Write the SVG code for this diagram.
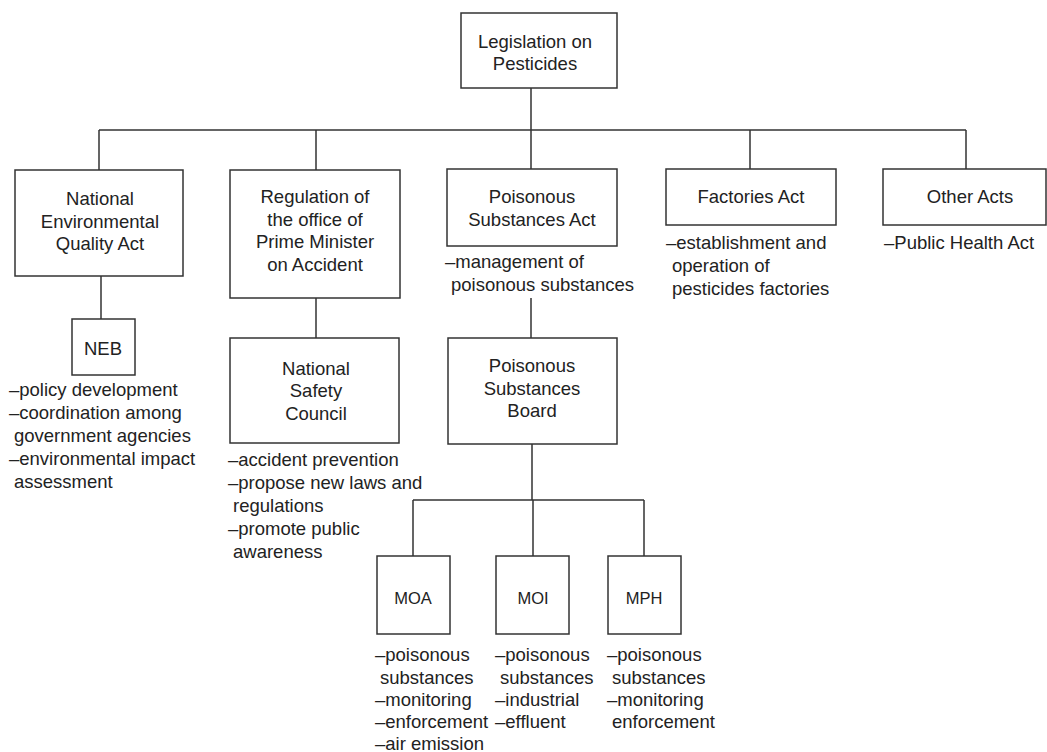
<svg xmlns="http://www.w3.org/2000/svg" width="1047" height="752" viewBox="0 0 1047 752">
<style>
.box{fill:#fff;stroke:#333;stroke-width:1.5}
.ln{stroke:#333;stroke-width:1.5;fill:none}
text{font-family:"Liberation Sans",Arial,sans-serif;font-size:18.5px;fill:#222}
.c{text-anchor:middle}
.s{font-size:16.5px}
</style>
<rect width="1047" height="752" fill="#fff"/>
<g id="connectors">
<path class="ln" d="M531 88V169M99 130H966M99 130V170M316 130V170M750 130V169M966 130V169"/>
<path class="ln" d="M101 276V319"/>
<path class="ln" d="M316 298V338"/>
<path class="ln" d="M531 298V338"/>
<path class="ln" d="M532 444V500M413 500H644M413 500V556M533 500V556M644 500V556"/>
</g>
<g id="n-top">
<rect class="box" x="461" y="13" width="156" height="75"/>
<text class="c" x="535" y="48">Legislation on</text>
<text class="c" x="535" y="70">Pesticides</text>
</g>
<g id="n-neqa">
<rect class="box" x="15" y="170" width="168" height="106"/>
<text class="c" x="100" y="205">National</text>
<text class="c" x="100" y="228">Environmental</text>
<text class="c" x="100" y="250">Quality Act</text>
</g>
<g id="n-neb">
<rect class="box" x="72" y="319" width="63" height="56"/>
<text class="c" x="103" y="355">NEB</text>
<text x="9" y="396">–policy development</text>
<text x="9" y="419">–coordination among</text>
<text x="14" y="442">government agencies</text>
<text x="9" y="465">–environmental impact</text>
<text x="14" y="488">assessment</text>
</g>
<g id="n-reg">
<rect class="box" x="230" y="170" width="170" height="128"/>
<text class="c" x="315" y="203">Regulation of</text>
<text class="c" x="315" y="226">the office of</text>
<text class="c" x="315" y="248">Prime Minister</text>
<text class="c" x="315" y="271">on Accident</text>
</g>
<g id="n-nsc">
<rect class="box" x="230" y="338" width="169" height="105"/>
<text class="c" x="316" y="375">National</text>
<text class="c" x="316" y="397">Safety</text>
<text class="c" x="316" y="420">Council</text>
<text x="228" y="466">–accident prevention</text>
<text x="228" y="489">–propose new laws and</text>
<text x="233" y="512">regulations</text>
<text x="228" y="535">–promote public</text>
<text x="233" y="558">awareness</text>
</g>
<g id="n-psa">
<rect class="box" x="447" y="169" width="170" height="77"/>
<text class="c" x="532" y="203">Poisonous</text>
<text class="c" x="532" y="226">Substances Act</text>
<text x="445" y="268">–management of</text>
<text x="451" y="291">poisonous substances</text>
</g>
<g id="n-psb">
<rect class="box" x="448" y="338" width="169" height="106"/>
<text class="c" x="532" y="372">Poisonous</text>
<text class="c" x="532" y="395">Substances</text>
<text class="c" x="532" y="417">Board</text>
</g>
<g id="n-fact">
<rect class="box" x="666" y="169" width="170" height="56"/>
<text class="c" x="751" y="203">Factories Act</text>
<text x="666" y="249">–establishment and</text>
<text x="672" y="272">operation of</text>
<text x="672" y="295">pesticides factories</text>
</g>
<g id="n-other">
<rect class="box" x="883" y="169" width="163" height="56"/>
<text class="c" x="970" y="203">Other Acts</text>
<text x="884" y="249">–Public Health Act</text>
</g>
<g id="n-moa">
<rect class="box" x="377" y="556" width="73" height="78"/>
<text class="c s" x="413" y="604">MOA</text>
<text x="375" y="661">–poisonous</text>
<text x="380" y="684">substances</text>
<text x="375" y="706">–monitoring</text>
<text x="375" y="728">–enforcement</text>
<text x="375" y="750">–air emission</text>
</g>
<g id="n-moi">
<rect class="box" x="496" y="556" width="73" height="78"/>
<text class="c s" x="533" y="604">MOI</text>
<text x="495" y="661">–poisonous</text>
<text x="500" y="684">substances</text>
<text x="495" y="706">–industrial</text>
<text x="495" y="728">–effluent</text>
</g>
<g id="n-mph">
<rect class="box" x="608" y="556" width="73" height="78"/>
<text class="c s" x="644" y="604">MPH</text>
<text x="607" y="661">–poisonous</text>
<text x="612" y="684">substances</text>
<text x="607" y="706">–monitoring</text>
<text x="612" y="728">enforcement</text>
</g>
</svg>
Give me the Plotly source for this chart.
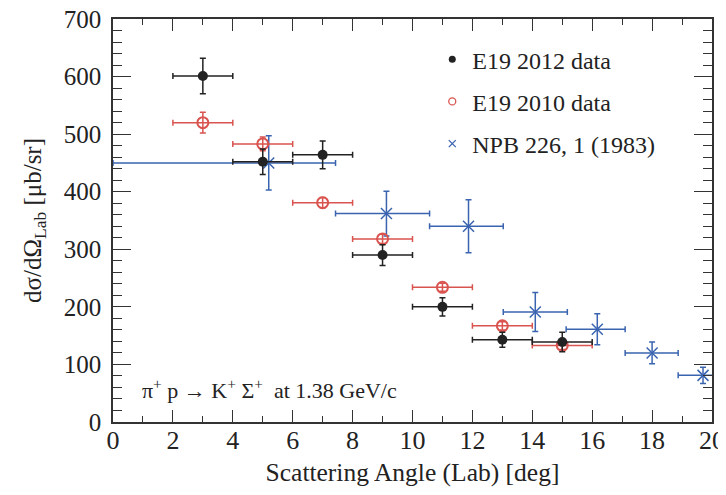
import plotly.graph_objects as go

# E19 2012 data (black filled circles)
x12 = [3, 5, 7, 9, 11, 13, 15]
y12 = [601, 452, 464, 290, 200, 143, 139]
ey12 = [31, 22, 24, 18, 16, 13, 17]
ex12 = [1, 1, 1, 1, 1, 1, 1]

# E19 2010 data (red open circles)
x10 = [3, 5, 7, 9, 11, 13, 15]
y10 = [520, 483, 381, 318, 234, 167, 133]
ey10 = [18, 12, 9, 8, 7, 7, 7]
ex10 = [1, 1, 1, 1, 1, 1, 1]

# NPB 226, 1 (1983) (blue crosses)
x83 = [5.2, 9.13, 11.87, 14.1, 16.17, 18.0, 19.7]
y83 = [450, 362, 340, 191, 161, 120, 81]
ey83 = [47, 39, 46, 34, 27, 19, 14]
ex83_minus = [5.2, 1.7, 1.3, 1.07, 1.04, 0.9, 0.83]
ex83_plus = [2.23, 1.44, 1.16, 1.07, 0.93, 0.87, 0.9]

FONT = "'Liberation Serif', 'Times New Roman', Times, serif"
BLACK = "#222222"
RED = "#d9534f"
BLUE = "#3a64b0"

fig = go.Figure()

fig.add_trace(go.Scatter(
    x=x83, y=y83, mode="markers", name="NPB 226, 1 (1983)", showlegend=False,
    marker=dict(symbol="x-thin", size=11, color=BLUE, line=dict(color=BLUE, width=1.5)),
    error_x=dict(type="data", symmetric=False, array=ex83_plus, arrayminus=ex83_minus,
                 color=BLUE, thickness=1.5, width=3),
    error_y=dict(type="data", array=ey83, color=BLUE, thickness=1.5, width=3),
))
fig.add_trace(go.Scatter(
    x=x10, y=y10, mode="markers", name="E19 2010 data", showlegend=False,
    marker=dict(symbol="circle-open", size=11, color=RED, line=dict(color=RED, width=2)),
    error_x=dict(type="data", array=ex10, color=RED, thickness=1.5, width=3),
    error_y=dict(type="data", array=ey10, color=RED, thickness=1.5, width=3),
))
fig.add_trace(go.Scatter(
    x=x12, y=y12, mode="markers", name="E19 2012 data", showlegend=False,
    marker=dict(symbol="circle", size=10, color=BLACK),
    error_x=dict(type="data", array=ex12, color=BLACK, thickness=1.5, width=3),
    error_y=dict(type="data", array=ey12, color=BLACK, thickness=1.5, width=3),
))

# legend proxies (small legend symbols, as in the reference)
fig.add_trace(go.Scatter(x=[None], y=[None], mode="markers", name="E19 2012 data",
                         legendgroup="a", legendrank=1,
                         marker=dict(symbol="circle", size=7, color=BLACK)))
fig.add_trace(go.Scatter(x=[None], y=[None], mode="markers", name="E19 2010 data",
                         legendgroup="b", legendrank=2,
                         marker=dict(symbol="circle-open", size=7, color=RED, line=dict(color=RED, width=1.3))))
fig.add_trace(go.Scatter(x=[None], y=[None], mode="markers", name="NPB 226, 1 (1983)",
                         legendgroup="c", legendrank=3,
                         marker=dict(symbol="x-thin", size=7, color=BLUE, line=dict(color=BLUE, width=1.3))))

axis_common = dict(
    showline=True, linecolor="#333333", linewidth=1.5, mirror="ticks",
    ticks="inside", tickcolor="#333333", showgrid=False, zeroline=False,
    automargin=False, ticklabeloverflow="allow",
)

fig.update_xaxes(
    range=[0, 20], dtick=2, tick0=0, ticklen=12, tickwidth=1.3,
    minor=dict(dtick=1, ticks="inside", ticklen=6, tickcolor="#333333", tickwidth=1.3),
    tickfont=dict(family=FONT, size=26, color="#222222"), ticklabelstandoff=-6,
    title=dict(text="Scattering Angle (Lab) [deg]", font=dict(family=FONT, size=25.5, color="#222222"), standoff=9),
    **axis_common,
)
fig.update_yaxes(
    range=[0, 700], dtick=100, tick0=0, ticklen=18, tickwidth=1.3,
    minor=dict(dtick=20, ticks="inside", ticklen=9, tickcolor="#333333", tickwidth=1.3),
    tickfont=dict(family=FONT, size=25, color="#222222"), ticklabelstandoff=5,
    title=dict(text="dσ/dΩ<sub>Lab</sub> [μb/sr]", font=dict(family=FONT, size=25, color="#222222"), standoff=15),
    **axis_common,
)

fig.add_annotation(
    x=0.045, y=0.081, xref="paper", yref="paper", xanchor="left", yanchor="middle",
    text="π<sup>+</sup> p → K<sup>+</sup> Σ<sup>+</sup>  at 1.38 GeV/c",
    showarrow=False, font=dict(family=FONT, size=22, color="#222222"),
)

# the page body has an 8px default margin: compensate so the plot area
# lands at the same place as in the reference
fig.update_layout(
    width=718, height=487,
    margin=dict(l=105, r=14, t=11, b=73),
    plot_bgcolor="white", paper_bgcolor="white",
    legend=dict(x=0.533, y=0.955, xanchor="left", yanchor="top",
                font=dict(family=FONT, size=24, color="#222222"),
                bgcolor="rgba(0,0,0,0)", tracegroupgap=8, itemsizing="trace"),
)

fig.write_html("out.html")
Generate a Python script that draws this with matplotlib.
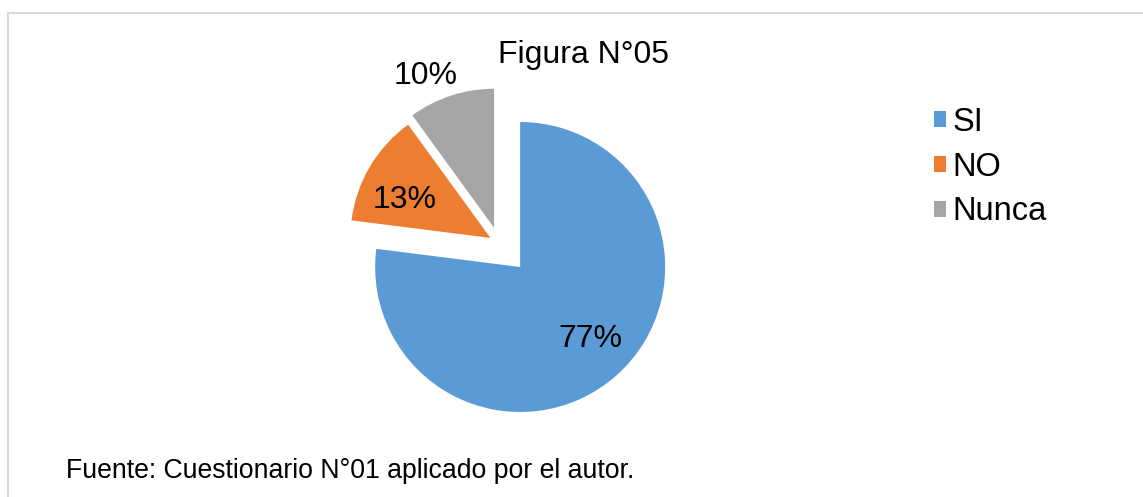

______________________________

> _TO DO_
Pictures should be left out. Retype only the run of lines from the line containing "Give me the Plotly source for this chart." to the line containing "fig = go.Figure()", inclusive.

> _THE SOLUTION_
Give me the Plotly source for this chart.
import plotly.graph_objects as go

# E19 2012 data (black filled circles)
x12 = [3, 5, 7, 9, 11, 13, 15]
y12 = [601, 452, 464, 290, 200, 143, 139]
ey12 = [31, 22, 24, 18, 16, 13, 17]
ex12 = [1, 1, 1, 1, 1, 1, 1]

# E19 2010 data (red open circles)
x10 = [3, 5, 7, 9, 11, 13, 15]
y10 = [520, 483, 381, 318, 234, 167, 133]
ey10 = [18, 12, 9, 8, 7, 7, 7]
ex10 = [1, 1, 1, 1, 1, 1, 1]

# NPB 226, 1 (1983) (blue crosses)
x83 = [5.2, 9.13, 11.87, 14.1, 16.17, 18.0, 19.7]
y83 = [450, 362, 340, 191, 161, 120, 81]
ey83 = [47, 39, 46, 34, 27, 19, 14]
ex83_minus = [5.2, 1.7, 1.3, 1.07, 1.04, 0.9, 0.83]
ex83_plus = [2.23, 1.44, 1.16, 1.07, 0.93, 0.87, 0.9]

FONT = "'Liberation Serif', 'Times New Roman', Times, serif"
BLACK = "#222222"
RED = "#d9534f"
BLUE = "#3a64b0"

fig = go.Figure()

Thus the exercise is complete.